Open cmp-nct opened 1 year ago
I was mainly considering the feedback from some people that there are too many quantization options after the addition of the k-quants when I decided to make the 64-blocks a compile time option. But I can see that this is not very ergonomic for Falcon users. Let me think about a better solution.
Oh, and concerning fp16, I agree with you that it would be better if we standardized on fp16 for CUDA
Great to hear :) The amount of changes and features you commit regularly is astonishing.
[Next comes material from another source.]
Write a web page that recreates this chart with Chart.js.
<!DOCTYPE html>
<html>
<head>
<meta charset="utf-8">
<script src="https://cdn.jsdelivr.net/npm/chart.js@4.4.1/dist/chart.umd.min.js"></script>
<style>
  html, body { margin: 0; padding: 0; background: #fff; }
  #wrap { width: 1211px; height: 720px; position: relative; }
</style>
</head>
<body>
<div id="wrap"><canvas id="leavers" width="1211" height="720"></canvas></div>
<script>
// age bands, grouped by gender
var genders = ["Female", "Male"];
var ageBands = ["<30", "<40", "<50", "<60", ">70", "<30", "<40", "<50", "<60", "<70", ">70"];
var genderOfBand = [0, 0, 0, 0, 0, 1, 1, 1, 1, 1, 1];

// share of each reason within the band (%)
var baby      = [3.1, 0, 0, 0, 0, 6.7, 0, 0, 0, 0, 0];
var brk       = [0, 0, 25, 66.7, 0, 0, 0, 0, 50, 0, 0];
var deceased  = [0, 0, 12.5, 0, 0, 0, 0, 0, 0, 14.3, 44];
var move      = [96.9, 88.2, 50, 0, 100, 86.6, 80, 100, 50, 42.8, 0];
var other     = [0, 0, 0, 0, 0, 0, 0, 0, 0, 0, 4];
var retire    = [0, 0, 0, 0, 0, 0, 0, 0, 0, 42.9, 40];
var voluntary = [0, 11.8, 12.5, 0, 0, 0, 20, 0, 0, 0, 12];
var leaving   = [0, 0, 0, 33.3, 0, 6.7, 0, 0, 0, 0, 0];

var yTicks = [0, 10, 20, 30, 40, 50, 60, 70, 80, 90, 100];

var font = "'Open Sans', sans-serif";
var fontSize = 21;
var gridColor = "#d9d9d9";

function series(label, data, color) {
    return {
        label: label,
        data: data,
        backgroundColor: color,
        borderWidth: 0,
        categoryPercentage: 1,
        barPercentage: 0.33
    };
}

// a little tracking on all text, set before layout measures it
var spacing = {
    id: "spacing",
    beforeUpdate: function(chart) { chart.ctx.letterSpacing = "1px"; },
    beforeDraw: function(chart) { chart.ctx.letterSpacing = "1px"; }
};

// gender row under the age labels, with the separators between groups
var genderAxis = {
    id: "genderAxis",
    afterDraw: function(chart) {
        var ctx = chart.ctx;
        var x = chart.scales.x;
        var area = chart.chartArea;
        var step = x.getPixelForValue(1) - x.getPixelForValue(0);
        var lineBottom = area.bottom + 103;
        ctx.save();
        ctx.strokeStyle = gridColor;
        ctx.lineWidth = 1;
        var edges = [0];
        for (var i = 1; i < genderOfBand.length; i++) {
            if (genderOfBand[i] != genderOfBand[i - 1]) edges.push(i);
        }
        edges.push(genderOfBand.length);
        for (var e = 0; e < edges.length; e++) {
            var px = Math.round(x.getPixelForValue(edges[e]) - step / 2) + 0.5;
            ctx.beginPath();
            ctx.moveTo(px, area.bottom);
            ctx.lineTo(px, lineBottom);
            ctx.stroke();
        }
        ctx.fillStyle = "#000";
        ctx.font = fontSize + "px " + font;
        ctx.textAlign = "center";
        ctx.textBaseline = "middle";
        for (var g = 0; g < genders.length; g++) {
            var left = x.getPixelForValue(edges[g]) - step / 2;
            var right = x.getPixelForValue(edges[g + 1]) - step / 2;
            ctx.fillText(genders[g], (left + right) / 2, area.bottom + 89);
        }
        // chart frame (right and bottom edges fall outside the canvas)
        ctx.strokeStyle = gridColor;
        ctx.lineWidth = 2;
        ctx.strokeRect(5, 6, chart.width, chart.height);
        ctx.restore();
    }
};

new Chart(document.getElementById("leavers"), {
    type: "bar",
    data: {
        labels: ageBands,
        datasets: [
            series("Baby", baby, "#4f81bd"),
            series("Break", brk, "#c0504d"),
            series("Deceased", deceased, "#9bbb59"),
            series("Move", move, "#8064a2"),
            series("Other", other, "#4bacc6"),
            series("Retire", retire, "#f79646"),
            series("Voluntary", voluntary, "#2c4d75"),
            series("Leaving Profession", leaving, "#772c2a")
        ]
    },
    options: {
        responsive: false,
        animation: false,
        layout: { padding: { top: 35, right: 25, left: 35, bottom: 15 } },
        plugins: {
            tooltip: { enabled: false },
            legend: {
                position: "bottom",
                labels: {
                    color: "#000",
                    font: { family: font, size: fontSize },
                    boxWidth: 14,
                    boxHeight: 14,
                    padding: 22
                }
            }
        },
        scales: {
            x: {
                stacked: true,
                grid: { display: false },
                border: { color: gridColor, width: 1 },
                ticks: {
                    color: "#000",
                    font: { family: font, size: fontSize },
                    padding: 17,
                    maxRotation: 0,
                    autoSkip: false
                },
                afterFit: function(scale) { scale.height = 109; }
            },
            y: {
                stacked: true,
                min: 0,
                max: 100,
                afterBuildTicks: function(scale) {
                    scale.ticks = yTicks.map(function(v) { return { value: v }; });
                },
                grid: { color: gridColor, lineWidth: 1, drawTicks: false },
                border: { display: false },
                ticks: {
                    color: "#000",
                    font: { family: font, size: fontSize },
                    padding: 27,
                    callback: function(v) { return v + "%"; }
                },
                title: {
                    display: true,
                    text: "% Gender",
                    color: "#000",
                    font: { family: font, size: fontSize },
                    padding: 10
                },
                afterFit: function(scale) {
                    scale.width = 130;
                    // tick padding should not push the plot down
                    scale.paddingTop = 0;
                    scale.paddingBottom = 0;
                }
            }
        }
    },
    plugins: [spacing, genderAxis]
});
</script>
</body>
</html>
In hindsight I was thinking that my 16 bit modifications to the dequantizers might have overshot it, maybe it would have been possible to just create a single wrapper that converts the kernels. I'm sure what I did to make it 16 bit was clumsy compared to the best possible solution, I did not do any CUDA before and I probably should have spent more time planning it out. So currently we have a 32 and a 16 bit representation for each block and row dequantization kernel, K and traditional Q type, a lot to maintain.
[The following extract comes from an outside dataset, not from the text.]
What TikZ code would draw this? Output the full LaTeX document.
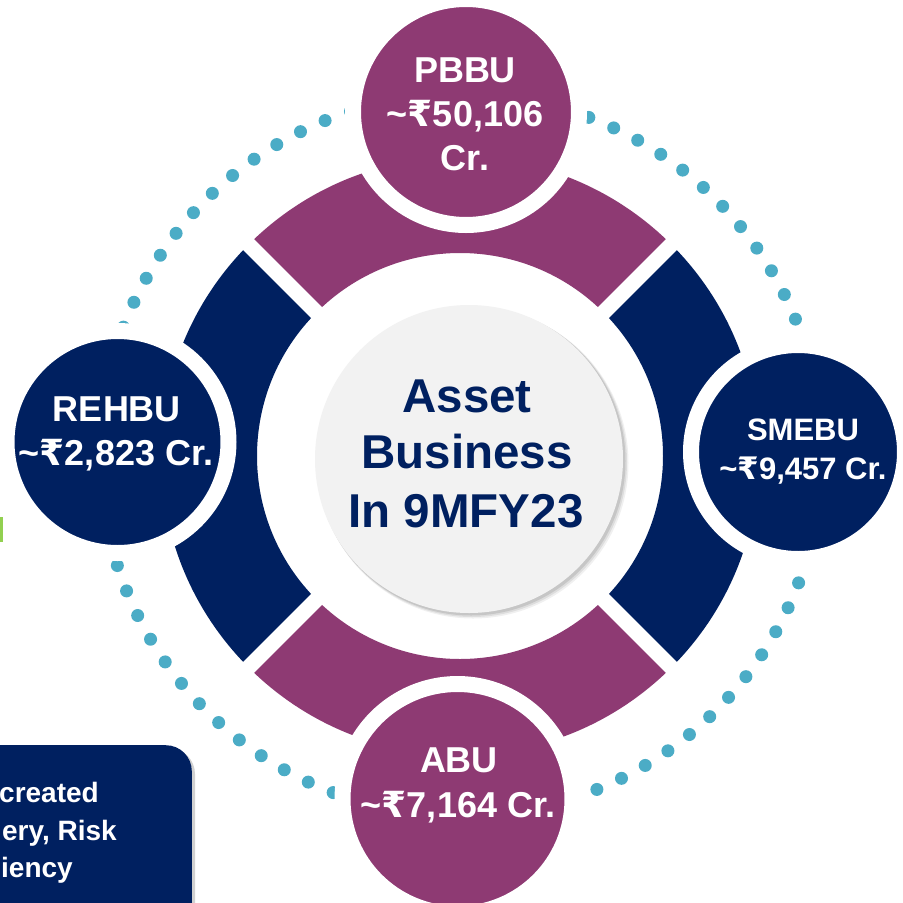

In the long run I'd personally perfer to cut all 32 bit out of cuda and go with the half precision, just all the sub functions appear to run on 32 bit so it's not a quick change.
Would a global block_size 64/256 variable introduce a downgrade in performance ? Optimal (from a point of use view) would be if the quantized data itself contains the information of it's superblock size and the dequantizer just adapts based on that.
Would a global block_size 64/256 variable introduce a downgrade in performance ? Optimal (from a point of use view) would be if the quantized data itself contains the information of it's superblock size and the dequantizer just adapts based on that.
The quantization type is known. There is no need for a global variable. All that is needed is to make separate types with 64 and 256 block sizes, and then decide which one to use when quantizing. After that everything will just work.
A large patch was just integrated into llama.cpp (https://github.com/ggerganov/llama.cpp/pull/2001) another stunning job by @ikawrakow
In the long run we need it, K quants are better for 7B and have more flexibility but two obstacles need to be solved: 1) We need to modify that PR so it's not a compiler switch anymore, it needs to support 256 and 64 bit. Either by splitting and duplicating it or by using a global variable instead of the define. Otherwise we'd need distinctly compiled binaries for 7B and 40B 2) These are 32 bit dequantizers, we use 16 bit for cuBLAS to save 50% VRAM. It's not a huge thing to change but it doubles the kernels (again) and I'm a bit afraid of maintaining so many of them. Maybe instead of duplicating all kernels from 32 to 16 it would be possible to write a wrapper, let the kernels work in 32 bit and convert that into half precision. Given the parallelization that wouldn't require much VRAM.
I'm a bit afraid of investing hours integrating such custom variants in case another big push comes from upstream.